- _WORK TO COMPLETE_:
Output the material below unchanged, apart from leaving out the pictures.

- _GIVEN DATA_:
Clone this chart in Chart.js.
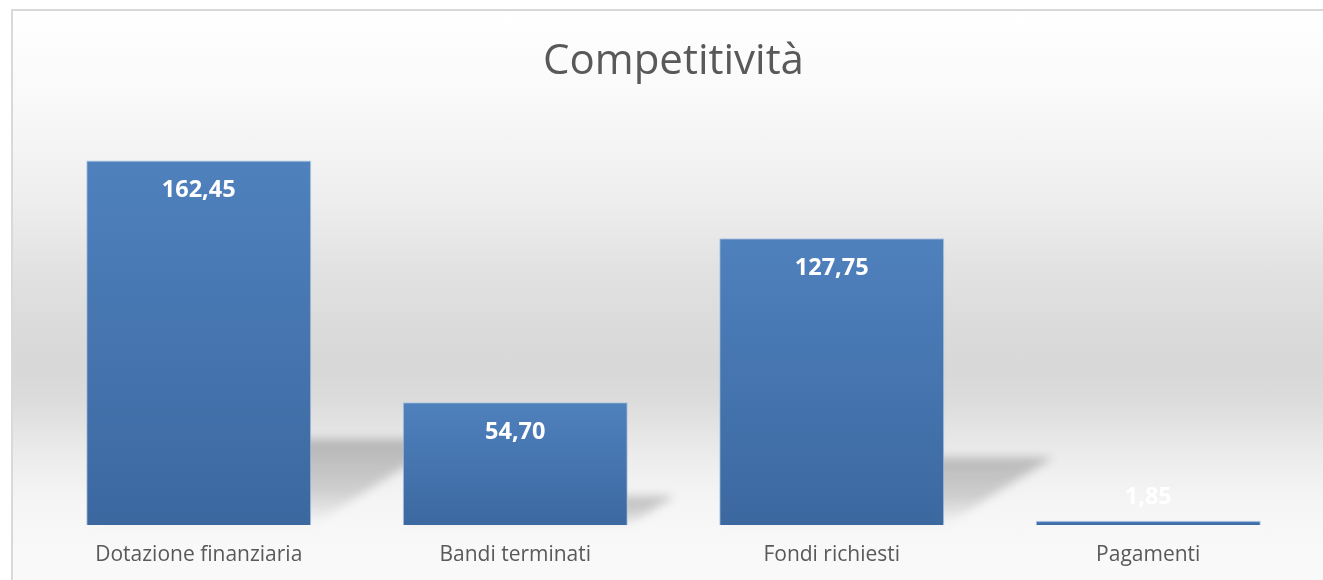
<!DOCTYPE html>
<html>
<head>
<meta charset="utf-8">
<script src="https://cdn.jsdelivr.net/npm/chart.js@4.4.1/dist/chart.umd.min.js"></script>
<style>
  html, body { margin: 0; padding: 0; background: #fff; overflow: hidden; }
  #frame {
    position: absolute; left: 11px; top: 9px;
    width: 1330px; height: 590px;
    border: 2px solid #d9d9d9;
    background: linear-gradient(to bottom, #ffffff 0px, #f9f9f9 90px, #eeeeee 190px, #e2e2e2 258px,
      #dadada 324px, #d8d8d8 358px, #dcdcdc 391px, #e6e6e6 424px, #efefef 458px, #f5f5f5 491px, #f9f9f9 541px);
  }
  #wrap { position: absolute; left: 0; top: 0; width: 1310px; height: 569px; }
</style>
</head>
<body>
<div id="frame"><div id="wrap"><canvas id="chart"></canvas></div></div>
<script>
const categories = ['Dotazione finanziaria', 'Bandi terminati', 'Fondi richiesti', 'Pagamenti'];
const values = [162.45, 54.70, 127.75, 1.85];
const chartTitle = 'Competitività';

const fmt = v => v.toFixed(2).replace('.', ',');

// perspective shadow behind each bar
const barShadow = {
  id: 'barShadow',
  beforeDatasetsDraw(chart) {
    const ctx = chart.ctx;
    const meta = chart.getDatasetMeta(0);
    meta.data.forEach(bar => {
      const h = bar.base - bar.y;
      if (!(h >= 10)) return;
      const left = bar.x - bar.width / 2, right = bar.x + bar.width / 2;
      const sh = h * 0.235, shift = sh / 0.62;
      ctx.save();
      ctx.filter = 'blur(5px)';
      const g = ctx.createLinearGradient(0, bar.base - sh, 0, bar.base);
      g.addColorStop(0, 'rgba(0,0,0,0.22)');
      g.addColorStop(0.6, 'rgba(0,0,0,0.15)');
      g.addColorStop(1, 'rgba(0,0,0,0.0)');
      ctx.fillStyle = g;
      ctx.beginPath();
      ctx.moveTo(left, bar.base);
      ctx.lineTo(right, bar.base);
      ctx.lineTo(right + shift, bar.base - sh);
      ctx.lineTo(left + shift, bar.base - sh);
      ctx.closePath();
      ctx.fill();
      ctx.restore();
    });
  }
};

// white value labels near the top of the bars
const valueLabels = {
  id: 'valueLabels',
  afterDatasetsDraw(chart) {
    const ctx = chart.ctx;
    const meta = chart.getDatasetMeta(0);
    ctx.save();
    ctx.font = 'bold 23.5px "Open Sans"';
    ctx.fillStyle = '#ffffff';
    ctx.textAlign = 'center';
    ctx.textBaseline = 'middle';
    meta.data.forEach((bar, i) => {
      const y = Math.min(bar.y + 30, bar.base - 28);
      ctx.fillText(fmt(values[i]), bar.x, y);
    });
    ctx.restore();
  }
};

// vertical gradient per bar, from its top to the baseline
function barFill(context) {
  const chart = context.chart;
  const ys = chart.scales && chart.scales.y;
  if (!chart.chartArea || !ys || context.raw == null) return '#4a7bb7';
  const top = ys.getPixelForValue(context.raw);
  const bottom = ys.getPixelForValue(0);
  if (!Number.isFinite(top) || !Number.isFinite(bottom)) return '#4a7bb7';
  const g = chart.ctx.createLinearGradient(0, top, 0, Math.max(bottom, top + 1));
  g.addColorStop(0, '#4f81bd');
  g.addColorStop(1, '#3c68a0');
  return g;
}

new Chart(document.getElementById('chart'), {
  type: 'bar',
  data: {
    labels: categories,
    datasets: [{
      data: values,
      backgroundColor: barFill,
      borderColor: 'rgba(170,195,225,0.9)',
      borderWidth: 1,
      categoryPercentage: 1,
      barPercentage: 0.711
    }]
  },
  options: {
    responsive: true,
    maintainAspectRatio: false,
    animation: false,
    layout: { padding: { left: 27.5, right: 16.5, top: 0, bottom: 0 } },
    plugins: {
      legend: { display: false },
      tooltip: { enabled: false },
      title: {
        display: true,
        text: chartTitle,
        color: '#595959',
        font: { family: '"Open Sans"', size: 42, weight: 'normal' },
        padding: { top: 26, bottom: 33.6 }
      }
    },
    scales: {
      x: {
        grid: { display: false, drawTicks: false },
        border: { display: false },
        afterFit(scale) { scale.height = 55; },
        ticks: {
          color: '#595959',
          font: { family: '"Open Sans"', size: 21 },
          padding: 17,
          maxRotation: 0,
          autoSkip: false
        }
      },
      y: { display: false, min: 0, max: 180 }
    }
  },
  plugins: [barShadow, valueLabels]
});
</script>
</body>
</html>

- _RESULT OF THIS TASK_:
Clone this chart in Chart.js.
<!DOCTYPE html>
<html>
<head>
<meta charset="utf-8">
<script src="https://cdn.jsdelivr.net/npm/chart.js@4.4.1/dist/chart.umd.min.js"></script>
<style>
  html, body { margin: 0; padding: 0; background: #fff; overflow: hidden; }
  #frame {
    position: absolute; left: 11px; top: 9px;
    width: 1330px; height: 590px;
    border: 2px solid #d9d9d9;
    background: linear-gradient(to bottom, #ffffff 0px, #f9f9f9 90px, #eeeeee 190px, #e2e2e2 258px,
      #dadada 324px, #d8d8d8 358px, #dcdcdc 391px, #e6e6e6 424px, #efefef 458px, #f5f5f5 491px, #f9f9f9 541px);
  }
  #wrap { position: absolute; left: 0; top: 0; width: 1310px; height: 569px; }
</style>
</head>
<body>
<div id="frame"><div id="wrap"><canvas id="chart"></canvas></div></div>
<script>
const categories = ['Dotazione finanziaria', 'Bandi terminati', 'Fondi richiesti', 'Pagamenti'];
const values = [162.45, 54.70, 127.75, 1.85];
const chartTitle = 'Competitività';

const fmt = v => v.toFixed(2).replace('.', ',');

// perspective shadow behind each bar
const barShadow = {
  id: 'barShadow',
  beforeDatasetsDraw(chart) {
    const ctx = chart.ctx;
    const meta = chart.getDatasetMeta(0);
    meta.data.forEach(bar => {
      const h = bar.base - bar.y;
      if (!(h >= 10)) return;
      const left = bar.x - bar.width / 2, right = bar.x + bar.width / 2;
      const sh = h * 0.235, shift = sh / 0.62;
      ctx.save();
      ctx.filter = 'blur(5px)';
      const g = ctx.createLinearGradient(0, bar.base - sh, 0, bar.base);
      g.addColorStop(0, 'rgba(0,0,0,0.22)');
      g.addColorStop(0.6, 'rgba(0,0,0,0.15)');
      g.addColorStop(1, 'rgba(0,0,0,0.0)');
      ctx.fillStyle = g;
      ctx.beginPath();
      ctx.moveTo(left, bar.base);
      ctx.lineTo(right, bar.base);
      ctx.lineTo(right + shift, bar.base - sh);
      ctx.lineTo(left + shift, bar.base - sh);
      ctx.closePath();
      ctx.fill();
      ctx.restore();
    });
  }
};

// white value labels near the top of the bars
const valueLabels = {
  id: 'valueLabels',
  afterDatasetsDraw(chart) {
    const ctx = chart.ctx;
    const meta = chart.getDatasetMeta(0);
    ctx.save();
    ctx.font = 'bold 23.5px "Open Sans"';
    ctx.fillStyle = '#ffffff';
    ctx.textAlign = 'center';
    ctx.textBaseline = 'middle';
    meta.data.forEach((bar, i) => {
      const y = Math.min(bar.y + 30, bar.base - 28);
      ctx.fillText(fmt(values[i]), bar.x, y);
    });
    ctx.restore();
  }
};

// vertical gradient per bar, from its top to the baseline
function barFill(context) {
  const chart = context.chart;
  const ys = chart.scales && chart.scales.y;
  if (!chart.chartArea || !ys || context.raw == null) return '#4a7bb7';
  const top = ys.getPixelForValue(context.raw);
  const bottom = ys.getPixelForValue(0);
  if (!Number.isFinite(top) || !Number.isFinite(bottom)) return '#4a7bb7';
  const g = chart.ctx.createLinearGradient(0, top, 0, Math.max(bottom, top + 1));
  g.addColorStop(0, '#4f81bd');
  g.addColorStop(1, '#3c68a0');
  return g;
}

new Chart(document.getElementById('chart'), {
  type: 'bar',
  data: {
    labels: categories,
    datasets: [{
      data: values,
      backgroundColor: barFill,
      borderColor: 'rgba(170,195,225,0.9)',
      borderWidth: 1,
      categoryPercentage: 1,
      barPercentage: 0.711
    }]
  },
  options: {
    responsive: true,
    maintainAspectRatio: false,
    animation: false,
    layout: { padding: { left: 27.5, right: 16.5, top: 0, bottom: 0 } },
    plugins: {
      legend: { display: false },
      tooltip: { enabled: false },
      title: {
        display: true,
        text: chartTitle,
        color: '#595959',
        font: { family: '"Open Sans"', size: 42, weight: 'normal' },
        padding: { top: 26, bottom: 33.6 }
      }
    },
    scales: {
      x: {
        grid: { display: false, drawTicks: false },
        border: { display: false },
        afterFit(scale) { scale.height = 55; },
        ticks: {
          color: '#595959',
          font: { family: '"Open Sans"', size: 21 },
          padding: 17,
          maxRotation: 0,
          autoSkip: false
        }
      },
      y: { display: false, min: 0, max: 180 }
    }
  },
  plugins: [barShadow, valueLabels]
});
</script>
</body>
</html>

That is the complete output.